We are hoping to combine theoretical perspectives on family history with close-up examination of real families. Before they arrived, the participants were asked to read a theoretical study, choosing from three classic works:

John Demos, Little Commonwealth: Family Life in Plymouth Colony
Philippe Ariés, Centuries of Childhood: A Social History of Family Life
Philip J. Greven, The Protestant Temperament: Patterns of Child-Rearing, Religious Experience and the Self in Early America

We are finding, of course, that no theoretical frame does justice to the complexity of actual families. We need only look at our own families to see how unruly real life is.

The seminar is bravely attempting to cover the entire span of Mormon family history, beginning with Lucy Mack Smith’s Biographical Sketches and the correspondence of Joseph and Emma Smith and coming down to contemporary Mormon advice literature.

One of the highlights of the seminar is the array of visitors who will come to discuss their work. On plural marriage we have invited Kathryn Daynes, whose work has illuminated the actual practice as much as anyone’s, and Andrew Kimball, the noted biographer of Spencer W. Kimball who is now preparing a study of “Heber’s Children,” the offspring of Mormon apostle Heber C. Kimball. At the other end of the time spectrum, we will hear from faculty from BYU’s School of Family Life and from Richard Eyre who with his wife Linda have lectured, written, and trained on family living.
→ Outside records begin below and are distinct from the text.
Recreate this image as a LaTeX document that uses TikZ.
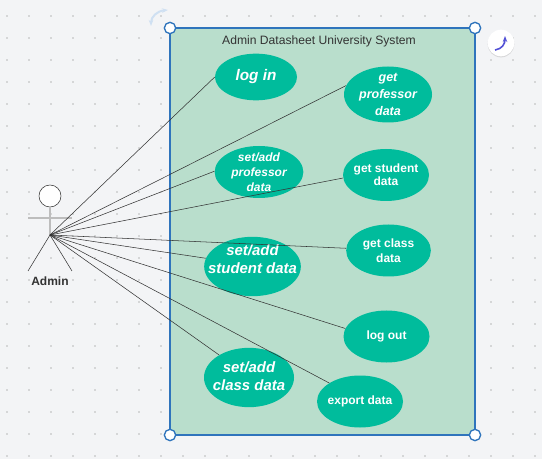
\documentclass[tikz,border=0pt]{standalone}
\usepackage{fontspec}
\setmainfont{Liberation Sans}
\usetikzlibrary{shapes.geometric,arrows.meta,shadows}
\definecolor{bgc}{HTML}{F3F4F6}
\definecolor{boxc}{HTML}{B9DECC}
\definecolor{usec}{HTML}{00BC9C}
\definecolor{sel}{HTML}{2F74BC}
\definecolor{inkc}{HTML}{333333}
\definecolor{armc}{HTML}{BDBDBD}
\definecolor{violetc}{HTML}{5352D6}
\definecolor{rotc}{HTML}{CFE0F2}
\tikzset{
  x=0.75pt,y=-0.75pt,
  usecase/.style={ellipse,fill=usec,inner sep=-25pt,text=white,align=center},
  link/.style={draw=inkc,line width=0.4pt},
  handle/.style={circle,draw=sel,fill=white,line width=1pt,minimum size=8.5pt,inner sep=0pt},
  griddot/.style={fill=black!55,draw=none}
}
\begin{document}
\begin{tikzpicture}
\useasboundingbox (0,0) rectangle (542,459);
\fill[bgc] (0,0) rectangle (542,459);
\foreach \i in {0,...,24}{\foreach \j in {0,...,20}{
  \fill[griddot] (7+22*\i,16+22*\j) circle (0.4pt);}}
% system box
\node[draw=sel,fill=boxc,line width=1pt,minimum width=228.75pt,minimum height=305.25pt,inner sep=0pt] (sys) at (322.5,231.5) {};
\node[text=inkc,font=\fontsize{9.1pt}{11pt}\selectfont] (title) at (319,41) {Admin Datasheet University System};
% use cases
\node[usecase,minimum width=61.5pt,minimum height=35pt,font=\fontsize{11.5pt}{14pt}\selectfont\bfseries\itshape] (login) at (256,77) {log in};
\node[usecase,minimum width=66pt,minimum height=42pt,font=\fontsize{9.4pt}{12.4pt}\selectfont\bfseries\itshape] (getprof) at (388,94.5) {get\\professor\\data};
\node[usecase,minimum width=66.5pt,minimum height=39pt,font=\fontsize{9pt}{11.2pt}\selectfont\bfseries\itshape] (setprof) at (259,172) {set/add\\professor\\data};
\node[usecase,minimum width=64.5pt,minimum height=39pt,font=\fontsize{9pt}{10pt}\selectfont\bfseries] (getstud) at (386,175) {get student\\data};
\node[usecase,minimum width=63.5pt,minimum height=39pt,font=\fontsize{9pt}{11pt}\selectfont\bfseries] (getclass) at (388.5,250.5) {get class\\data};
\node[usecase,minimum width=72.5pt,minimum height=44.5pt,font=\fontsize{11.2pt}{13.5pt}\selectfont\bfseries\itshape] (setstud) at (252.5,266.5) {set/add\\student data\\[-3pt]};
\node[usecase,minimum width=64.5pt,minimum height=39pt,font=\fontsize{9pt}{11pt}\selectfont\bfseries] (logout) at (386.5,336.5) {log out};
\node[usecase,minimum width=67.5pt,minimum height=44.5pt,font=\fontsize{11.2pt}{13.6pt}\selectfont\bfseries\itshape] (setclass) at (249,377.5) {set/add\\class data\\[-11.6pt]};
\node[usecase,minimum width=64.5pt,minimum height=39pt,font=\fontsize{9pt}{11pt}\selectfont\bfseries] (export) at (360,401.5) {export data};
% actor
\coordinate (hub) at (50,235);
\coordinate (armL) at (28,218);
\coordinate (armR) at (72,218);
\coordinate (legL) at (28,271);
\coordinate (legR) at (72,271);
\node[circle,draw=inkc,fill=white,line width=0.4pt,minimum size=16.5pt,inner sep=0pt] (head) at (50,196) {};
\draw[armc,line width=0.9pt] (head) -- (hub);
\draw[armc,line width=0.9pt] (armL) -- (armR);
\draw[link] (hub) -- (legL);
\draw[link] (hub) -- (legR);
\node[text=inkc,font=\fontsize{9pt}{11pt}\selectfont\bfseries] (admin) at (50,281) {Admin};
% connectors
\draw[link] (hub) -- (login.west);
\draw[link] (hub) -- (getprof.168);
\draw[link] (hub) -- (setprof.179);
\draw[link] (hub) -- (getstud.184);
\draw[link] (hub) -- (getclass.177);
\draw[link] (hub) -- (setstud.170);
\draw[link] (hub) -- (logout.169);
\draw[link] (hub) -- (setclass.143);
\draw[link] (hub) -- (export.149);
% selection handles
\node[handle] (h1) at (170,28) {};
\node[handle] (h2) at (475,28) {};
\node[handle] (h3) at (170,435) {};
\node[handle] (h4) at (475,435) {};
% rotate icon
\draw[rotc,line width=1.5pt,{Stealth[length=4.5pt]}-{Stealth[length=4.5pt]}] (151,26) .. controls (151,17) and (157,11) .. (168,10);
% style button
\node[circle,fill=white,minimum size=20pt,inner sep=0pt,drop shadow={opacity=0.25,shadow xshift=0pt,shadow yshift=-0.8pt}] (btn) at (501,43) {};
\draw[violetc,line width=1.2pt,-{Stealth[length=4.5pt]}] (495,50) .. controls (502,49) and (505,44) .. (505,36);
\end{tikzpicture}
\end{document}
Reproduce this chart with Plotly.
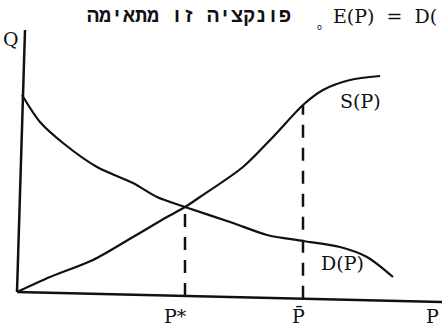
import plotly.graph_objects as go

# Demand curve D(P): price vs. quantity
demand_price = [5, 23, 46, 80, 116, 140, 168, 216, 250, 286, 323, 350, 376]
demand_qty = [197, 170, 149, 125, 109, 95, 85, 69, 57, 51, 45, 35, 15]

# Supply curve S(P)
supply_price = [0, 33, 76, 116, 150, 168, 183, 226, 256, 286, 306, 333, 363]
supply_qty = [0, 15, 32, 55, 75, 85, 95, 125, 155, 187, 202, 212, 216]

# Marked prices: equilibrium P* and the upper price P-bar
marked_prices = [168, 286]
marked_qty = [85, 187]
marked_labels = ["P*", "P\u0304"]

# Axis extents (hand-drawn axes lean slightly)
x_axis_end = [425, -10]
y_axis_end = [8, 262]

ink = "#111111"
label_font = dict(family="DejaVu Serif", size=19, color=ink)
hebrew_font = dict(family="Liberation Mono", size=20, color=ink)
formula_font = dict(family="DejaVu Serif", size=19, color=ink)

fig = go.Figure()

fig.add_trace(go.Scatter(
    x=demand_price, y=demand_qty, mode="lines",
    line=dict(color=ink, width=2.2, shape="spline", smoothing=0.8),
    hoverinfo="skip", showlegend=False))
fig.add_trace(go.Scatter(
    x=supply_price, y=supply_qty, mode="lines",
    line=dict(color=ink, width=2.2, shape="spline", smoothing=0.8),
    hoverinfo="skip", showlegend=False))

# Dashed drop lines from the curves to the price axis
for p, q in zip(marked_prices, marked_qty):
    base = x_axis_end[1] * p / x_axis_end[0]
    fig.add_trace(go.Scatter(
        x=[p, p], y=[base, q], mode="lines",
        line=dict(color=ink, width=2.5, dash="13px,10px"),
        hoverinfo="skip", showlegend=False))

# Axes
fig.add_shape(type="line", x0=0, y0=0, x1=x_axis_end[0], y1=x_axis_end[1],
              line=dict(color=ink, width=2.5))
fig.add_shape(type="line", x0=0, y0=0, x1=y_axis_end[0], y1=y_axis_end[1],
              line=dict(color=ink, width=2.5))

annotations = [
    dict(x=-6, y=253, text="Q"),
    dict(x=415, y=-24, text="P"),
    dict(x=343, y=191, text="S(P)"),
    dict(x=325, y=29, text="D(P)"),
]
for p, lab in zip(marked_prices, marked_labels):
    annotations.append(dict(x=p - 10 if lab == "P*" else p - 5, y=-24, text=lab))
for a in annotations:
    fig.add_annotation(x=a["x"], y=a["y"], text=a["text"], showarrow=False,
                       font=label_font, xanchor="center", yanchor="middle")

# Running text line above the chart
nb = "\u00a0"
fig.add_annotation(x=276, y=276, text="<b>פונקציה זו מתאימה</b>", showarrow=False,
                   font=hebrew_font, xanchor="right", yanchor="middle")
fig.add_annotation(x=302, y=265, text="o", showarrow=False,
                   font=dict(family="DejaVu Sans", size=8, color=ink),
                   xanchor="center", yanchor="middle")
fig.add_annotation(x=314, y=276, text=f"E(P){nb}{nb}={nb}{nb}D(", showarrow=False,
                   font=formula_font, xanchor="left", yanchor="middle")

fig.update_layout(
    width=442, height=334,
    margin=dict(l=0, r=0, t=0, b=0),
    paper_bgcolor="white", plot_bgcolor="white",
    xaxis=dict(range=[-17, 425], visible=False, fixedrange=True),
    yaxis=dict(range=[-42, 292], visible=False, fixedrange=True),
)

fig.write_html("out.html")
Fun as our discussions have been thus far, the payoff will come with the papers that have to be written for presentation at the end of the six-week seminar period. The topics are still being formulated but they are likely to include everything from birthing practices and sexual attitudes to pro-natalist literature and Mormon singles. We have reason to believe even now that we have struck a rich lode and hope that the seminar will spark greater attention to a neglected topic.